■ **EXERCISE GOAL**
Without any pictures, restate the lines from the one containing "Give me the matplotlib source for this chart." to the one containing "weight_2013 = [19.7, 54.4]", word for word, ends included.

■ **LISTED ENTRIES**
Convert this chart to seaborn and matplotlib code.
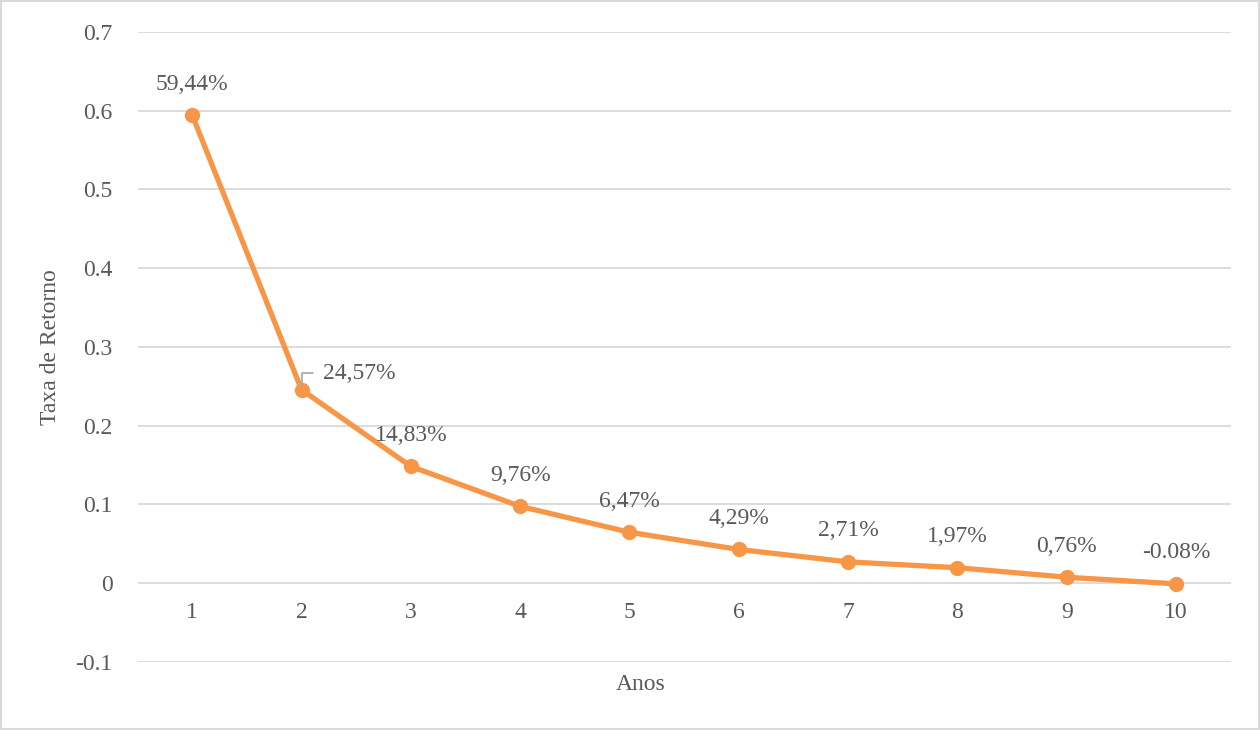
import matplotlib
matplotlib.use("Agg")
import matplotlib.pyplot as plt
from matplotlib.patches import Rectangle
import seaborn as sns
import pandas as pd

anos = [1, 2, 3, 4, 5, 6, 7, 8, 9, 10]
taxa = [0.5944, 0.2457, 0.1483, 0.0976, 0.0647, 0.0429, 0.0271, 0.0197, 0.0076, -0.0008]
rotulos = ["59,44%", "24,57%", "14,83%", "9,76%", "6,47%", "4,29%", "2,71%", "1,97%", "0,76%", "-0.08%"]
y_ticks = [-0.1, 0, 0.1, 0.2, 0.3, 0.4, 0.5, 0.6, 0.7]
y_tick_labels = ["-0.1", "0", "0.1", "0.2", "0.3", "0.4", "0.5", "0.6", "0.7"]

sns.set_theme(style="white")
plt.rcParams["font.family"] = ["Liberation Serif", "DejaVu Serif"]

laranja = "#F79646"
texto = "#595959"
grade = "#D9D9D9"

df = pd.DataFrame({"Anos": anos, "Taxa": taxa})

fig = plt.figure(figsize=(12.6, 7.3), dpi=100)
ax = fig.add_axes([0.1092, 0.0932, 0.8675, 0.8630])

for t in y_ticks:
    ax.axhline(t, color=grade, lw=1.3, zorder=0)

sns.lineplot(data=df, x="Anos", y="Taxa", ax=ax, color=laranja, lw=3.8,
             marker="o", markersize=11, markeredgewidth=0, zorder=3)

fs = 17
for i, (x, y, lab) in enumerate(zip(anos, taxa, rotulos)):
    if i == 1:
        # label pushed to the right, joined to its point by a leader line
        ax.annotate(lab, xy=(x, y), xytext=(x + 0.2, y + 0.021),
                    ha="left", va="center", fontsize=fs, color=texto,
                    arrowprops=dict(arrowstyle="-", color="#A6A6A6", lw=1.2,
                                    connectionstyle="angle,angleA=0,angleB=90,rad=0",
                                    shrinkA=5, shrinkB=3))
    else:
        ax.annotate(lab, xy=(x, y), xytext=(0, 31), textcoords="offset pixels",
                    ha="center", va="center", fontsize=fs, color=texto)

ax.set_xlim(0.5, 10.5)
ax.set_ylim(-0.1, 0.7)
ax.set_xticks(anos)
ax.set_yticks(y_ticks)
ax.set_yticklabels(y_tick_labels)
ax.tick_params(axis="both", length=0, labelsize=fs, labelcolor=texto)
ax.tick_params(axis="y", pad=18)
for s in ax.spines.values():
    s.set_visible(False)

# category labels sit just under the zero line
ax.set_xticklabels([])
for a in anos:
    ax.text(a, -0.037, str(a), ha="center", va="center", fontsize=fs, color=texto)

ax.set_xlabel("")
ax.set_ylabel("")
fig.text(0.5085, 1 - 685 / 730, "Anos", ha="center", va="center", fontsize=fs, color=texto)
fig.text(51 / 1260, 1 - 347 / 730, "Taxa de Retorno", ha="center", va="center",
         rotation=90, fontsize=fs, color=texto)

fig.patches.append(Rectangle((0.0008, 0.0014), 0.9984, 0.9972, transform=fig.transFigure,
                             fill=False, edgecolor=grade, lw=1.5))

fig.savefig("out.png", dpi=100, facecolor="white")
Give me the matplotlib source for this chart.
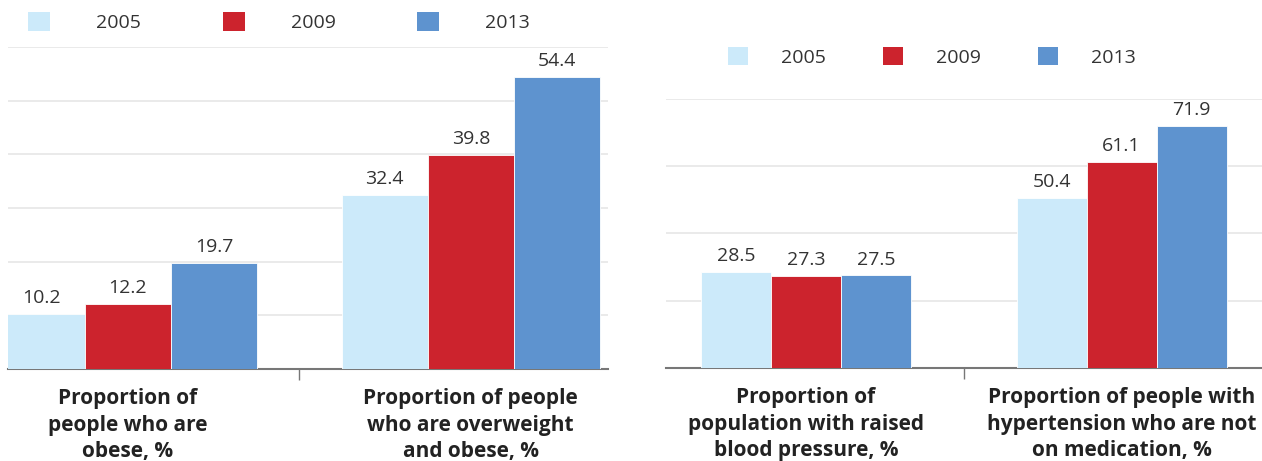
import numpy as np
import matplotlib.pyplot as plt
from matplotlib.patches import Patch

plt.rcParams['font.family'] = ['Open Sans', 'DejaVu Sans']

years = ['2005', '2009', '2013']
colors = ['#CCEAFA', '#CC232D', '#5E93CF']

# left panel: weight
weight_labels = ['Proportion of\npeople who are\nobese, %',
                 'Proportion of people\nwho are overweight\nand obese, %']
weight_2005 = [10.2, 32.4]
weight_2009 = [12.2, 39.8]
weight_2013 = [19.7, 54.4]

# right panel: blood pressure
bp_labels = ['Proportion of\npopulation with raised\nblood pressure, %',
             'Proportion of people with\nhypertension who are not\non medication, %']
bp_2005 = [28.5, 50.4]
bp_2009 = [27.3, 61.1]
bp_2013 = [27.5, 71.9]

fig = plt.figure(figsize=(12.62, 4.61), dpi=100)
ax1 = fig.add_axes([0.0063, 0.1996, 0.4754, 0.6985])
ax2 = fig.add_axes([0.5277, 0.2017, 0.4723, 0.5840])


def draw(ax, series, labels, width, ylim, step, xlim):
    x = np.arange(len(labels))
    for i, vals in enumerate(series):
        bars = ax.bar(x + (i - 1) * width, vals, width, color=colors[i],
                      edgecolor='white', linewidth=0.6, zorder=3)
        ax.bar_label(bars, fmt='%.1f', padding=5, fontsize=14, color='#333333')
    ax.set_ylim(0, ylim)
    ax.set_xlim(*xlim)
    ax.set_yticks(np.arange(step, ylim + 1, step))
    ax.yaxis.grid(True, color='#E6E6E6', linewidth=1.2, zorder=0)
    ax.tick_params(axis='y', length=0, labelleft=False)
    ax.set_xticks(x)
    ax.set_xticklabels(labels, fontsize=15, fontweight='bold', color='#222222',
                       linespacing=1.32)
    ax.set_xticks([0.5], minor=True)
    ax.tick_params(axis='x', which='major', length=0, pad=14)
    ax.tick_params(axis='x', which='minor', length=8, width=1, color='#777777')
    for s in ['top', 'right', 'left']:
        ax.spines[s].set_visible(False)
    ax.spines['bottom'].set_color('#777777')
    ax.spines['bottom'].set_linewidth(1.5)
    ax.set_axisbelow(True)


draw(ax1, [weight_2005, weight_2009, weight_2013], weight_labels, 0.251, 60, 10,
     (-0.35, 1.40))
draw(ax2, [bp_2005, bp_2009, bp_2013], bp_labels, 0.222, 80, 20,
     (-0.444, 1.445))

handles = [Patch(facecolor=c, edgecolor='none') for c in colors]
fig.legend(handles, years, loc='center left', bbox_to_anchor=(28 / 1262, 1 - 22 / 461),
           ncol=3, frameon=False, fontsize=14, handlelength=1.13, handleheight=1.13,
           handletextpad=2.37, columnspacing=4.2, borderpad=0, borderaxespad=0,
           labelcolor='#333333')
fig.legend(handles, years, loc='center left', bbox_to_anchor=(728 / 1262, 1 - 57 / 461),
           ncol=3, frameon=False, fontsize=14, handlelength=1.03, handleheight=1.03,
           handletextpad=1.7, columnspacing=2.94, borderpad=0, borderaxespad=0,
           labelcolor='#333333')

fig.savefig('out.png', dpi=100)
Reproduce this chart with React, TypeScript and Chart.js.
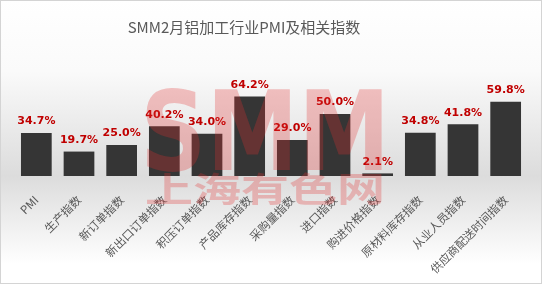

■ **RESPONSE FOR THIS EXERCISE**
Give me the matplotlib source for this chart.
import numpy as np
import matplotlib.pyplot as plt
from matplotlib.patches import Patch

plt.rcParams['font.family'] = ['Open Sans', 'DejaVu Sans']

years = ['2005', '2009', '2013']
colors = ['#CCEAFA', '#CC232D', '#5E93CF']

# left panel: weight
weight_labels = ['Proportion of\npeople who are\nobese, %',
                 'Proportion of people\nwho are overweight\nand obese, %']
weight_2005 = [10.2, 32.4]
weight_2009 = [12.2, 39.8]
weight_2013 = [19.7, 54.4]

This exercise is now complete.